== Material provided ==
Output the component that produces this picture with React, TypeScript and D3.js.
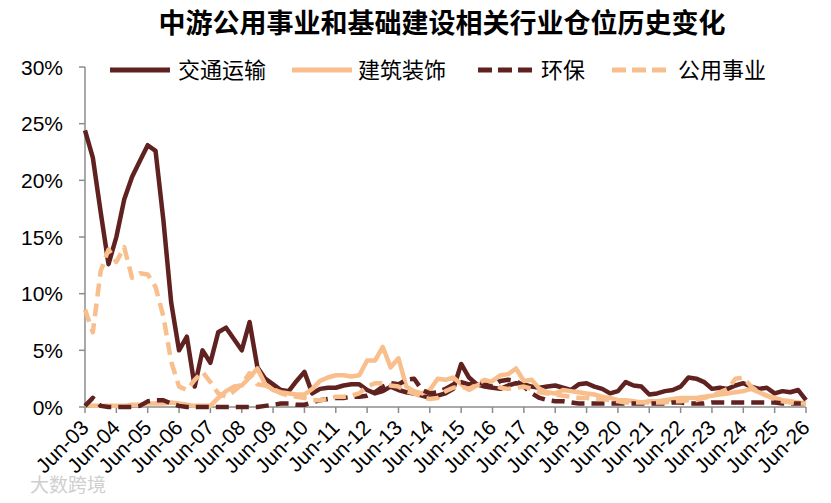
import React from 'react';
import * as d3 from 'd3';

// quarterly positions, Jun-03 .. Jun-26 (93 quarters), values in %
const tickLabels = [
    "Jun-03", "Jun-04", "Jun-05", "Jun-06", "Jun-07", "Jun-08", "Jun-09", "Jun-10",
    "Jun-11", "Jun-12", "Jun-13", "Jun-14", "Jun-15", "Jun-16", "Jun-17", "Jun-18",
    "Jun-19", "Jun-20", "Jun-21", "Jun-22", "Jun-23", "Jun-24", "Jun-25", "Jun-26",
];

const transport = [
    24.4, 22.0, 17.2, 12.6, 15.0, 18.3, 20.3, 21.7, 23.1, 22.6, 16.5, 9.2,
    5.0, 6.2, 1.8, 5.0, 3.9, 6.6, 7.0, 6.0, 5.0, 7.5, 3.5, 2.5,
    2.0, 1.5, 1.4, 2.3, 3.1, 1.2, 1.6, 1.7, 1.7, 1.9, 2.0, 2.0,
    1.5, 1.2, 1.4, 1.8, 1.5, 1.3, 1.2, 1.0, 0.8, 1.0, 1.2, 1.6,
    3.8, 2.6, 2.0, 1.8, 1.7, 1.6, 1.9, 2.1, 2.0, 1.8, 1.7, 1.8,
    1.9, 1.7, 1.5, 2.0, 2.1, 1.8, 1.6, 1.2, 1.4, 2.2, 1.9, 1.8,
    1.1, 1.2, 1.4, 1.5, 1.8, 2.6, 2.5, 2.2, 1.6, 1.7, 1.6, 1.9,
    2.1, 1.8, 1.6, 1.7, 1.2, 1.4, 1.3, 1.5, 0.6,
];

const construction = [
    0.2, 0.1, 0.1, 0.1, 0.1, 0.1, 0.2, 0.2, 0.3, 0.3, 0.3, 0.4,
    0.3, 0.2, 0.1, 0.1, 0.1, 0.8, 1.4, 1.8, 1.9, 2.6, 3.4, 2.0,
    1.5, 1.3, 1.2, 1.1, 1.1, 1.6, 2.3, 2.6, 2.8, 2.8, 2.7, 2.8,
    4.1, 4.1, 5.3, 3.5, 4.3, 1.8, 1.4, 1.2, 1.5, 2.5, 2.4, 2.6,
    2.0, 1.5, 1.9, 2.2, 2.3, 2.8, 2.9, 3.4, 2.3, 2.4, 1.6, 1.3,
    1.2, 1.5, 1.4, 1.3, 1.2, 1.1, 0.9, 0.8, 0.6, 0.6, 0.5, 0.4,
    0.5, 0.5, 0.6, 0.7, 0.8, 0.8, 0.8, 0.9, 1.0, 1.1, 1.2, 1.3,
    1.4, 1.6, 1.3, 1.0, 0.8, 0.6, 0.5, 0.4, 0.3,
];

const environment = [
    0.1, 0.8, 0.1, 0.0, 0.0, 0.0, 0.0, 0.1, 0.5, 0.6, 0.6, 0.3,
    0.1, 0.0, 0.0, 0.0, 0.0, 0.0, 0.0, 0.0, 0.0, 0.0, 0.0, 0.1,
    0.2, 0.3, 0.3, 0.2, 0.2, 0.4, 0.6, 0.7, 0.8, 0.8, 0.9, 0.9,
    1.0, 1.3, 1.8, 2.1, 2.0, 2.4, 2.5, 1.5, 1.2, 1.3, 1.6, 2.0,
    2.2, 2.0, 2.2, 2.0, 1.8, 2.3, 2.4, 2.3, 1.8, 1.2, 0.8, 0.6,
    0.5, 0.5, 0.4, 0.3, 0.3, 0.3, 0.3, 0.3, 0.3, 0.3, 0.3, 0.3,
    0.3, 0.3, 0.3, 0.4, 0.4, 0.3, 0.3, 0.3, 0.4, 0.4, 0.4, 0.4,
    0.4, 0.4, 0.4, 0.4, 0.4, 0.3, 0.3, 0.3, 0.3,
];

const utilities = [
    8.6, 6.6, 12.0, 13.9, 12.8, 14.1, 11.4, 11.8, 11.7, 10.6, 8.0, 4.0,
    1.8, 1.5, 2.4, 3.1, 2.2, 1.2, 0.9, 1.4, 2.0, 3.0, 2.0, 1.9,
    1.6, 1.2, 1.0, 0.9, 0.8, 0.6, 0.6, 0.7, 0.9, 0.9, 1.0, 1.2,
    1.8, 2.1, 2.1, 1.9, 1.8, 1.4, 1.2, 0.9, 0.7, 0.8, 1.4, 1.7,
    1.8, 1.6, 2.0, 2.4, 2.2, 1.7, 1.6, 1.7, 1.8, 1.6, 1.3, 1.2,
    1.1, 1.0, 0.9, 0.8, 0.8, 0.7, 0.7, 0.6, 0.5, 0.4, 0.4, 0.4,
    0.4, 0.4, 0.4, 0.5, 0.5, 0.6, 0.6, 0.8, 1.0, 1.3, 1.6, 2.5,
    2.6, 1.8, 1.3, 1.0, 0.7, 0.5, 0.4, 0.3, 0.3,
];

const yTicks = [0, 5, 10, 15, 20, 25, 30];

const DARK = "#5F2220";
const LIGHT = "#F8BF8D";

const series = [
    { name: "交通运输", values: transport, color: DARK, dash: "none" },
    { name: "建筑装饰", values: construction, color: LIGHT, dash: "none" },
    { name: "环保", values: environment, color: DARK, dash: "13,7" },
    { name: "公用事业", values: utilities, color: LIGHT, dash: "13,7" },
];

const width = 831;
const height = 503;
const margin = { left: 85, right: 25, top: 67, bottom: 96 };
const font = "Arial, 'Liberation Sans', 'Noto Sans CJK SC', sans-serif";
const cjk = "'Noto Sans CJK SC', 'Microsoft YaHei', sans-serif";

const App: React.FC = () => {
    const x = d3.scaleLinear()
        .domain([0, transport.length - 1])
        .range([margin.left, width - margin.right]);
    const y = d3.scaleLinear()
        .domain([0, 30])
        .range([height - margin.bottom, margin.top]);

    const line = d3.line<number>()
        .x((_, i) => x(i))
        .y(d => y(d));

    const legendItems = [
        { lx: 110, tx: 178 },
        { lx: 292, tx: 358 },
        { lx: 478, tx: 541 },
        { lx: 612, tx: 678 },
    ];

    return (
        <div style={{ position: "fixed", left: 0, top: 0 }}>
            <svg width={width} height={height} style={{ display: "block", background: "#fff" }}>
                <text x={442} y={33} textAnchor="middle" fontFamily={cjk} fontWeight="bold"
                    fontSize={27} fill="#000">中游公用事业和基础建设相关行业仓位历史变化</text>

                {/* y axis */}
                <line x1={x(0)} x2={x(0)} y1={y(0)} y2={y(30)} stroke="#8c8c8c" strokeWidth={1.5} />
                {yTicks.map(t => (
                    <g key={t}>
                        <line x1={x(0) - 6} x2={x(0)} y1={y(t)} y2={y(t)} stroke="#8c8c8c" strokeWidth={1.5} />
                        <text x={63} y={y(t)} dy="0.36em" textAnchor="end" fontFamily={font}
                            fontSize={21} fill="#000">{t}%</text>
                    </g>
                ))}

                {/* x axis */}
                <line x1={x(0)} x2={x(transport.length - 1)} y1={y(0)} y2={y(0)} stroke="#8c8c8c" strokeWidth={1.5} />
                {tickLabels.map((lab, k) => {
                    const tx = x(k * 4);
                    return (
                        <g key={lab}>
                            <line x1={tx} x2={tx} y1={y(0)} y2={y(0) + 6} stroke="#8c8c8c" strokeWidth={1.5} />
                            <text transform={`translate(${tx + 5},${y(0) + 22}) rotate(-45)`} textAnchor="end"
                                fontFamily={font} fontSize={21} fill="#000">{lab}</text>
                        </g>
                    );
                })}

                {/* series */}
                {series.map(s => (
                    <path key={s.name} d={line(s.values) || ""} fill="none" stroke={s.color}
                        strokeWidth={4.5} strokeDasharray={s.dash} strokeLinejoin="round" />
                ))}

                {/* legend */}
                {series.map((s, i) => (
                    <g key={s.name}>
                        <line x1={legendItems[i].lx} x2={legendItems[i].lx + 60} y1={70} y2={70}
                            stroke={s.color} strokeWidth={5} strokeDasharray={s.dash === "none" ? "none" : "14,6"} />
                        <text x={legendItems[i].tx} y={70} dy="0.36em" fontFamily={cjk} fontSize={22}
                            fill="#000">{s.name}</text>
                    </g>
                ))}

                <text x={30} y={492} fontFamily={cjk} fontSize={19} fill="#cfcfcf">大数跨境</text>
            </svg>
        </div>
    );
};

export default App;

== Stated exercise ==
Of the lines above, how many include the word "React"? Reply with the number alone.

== Response to this exercise ==
3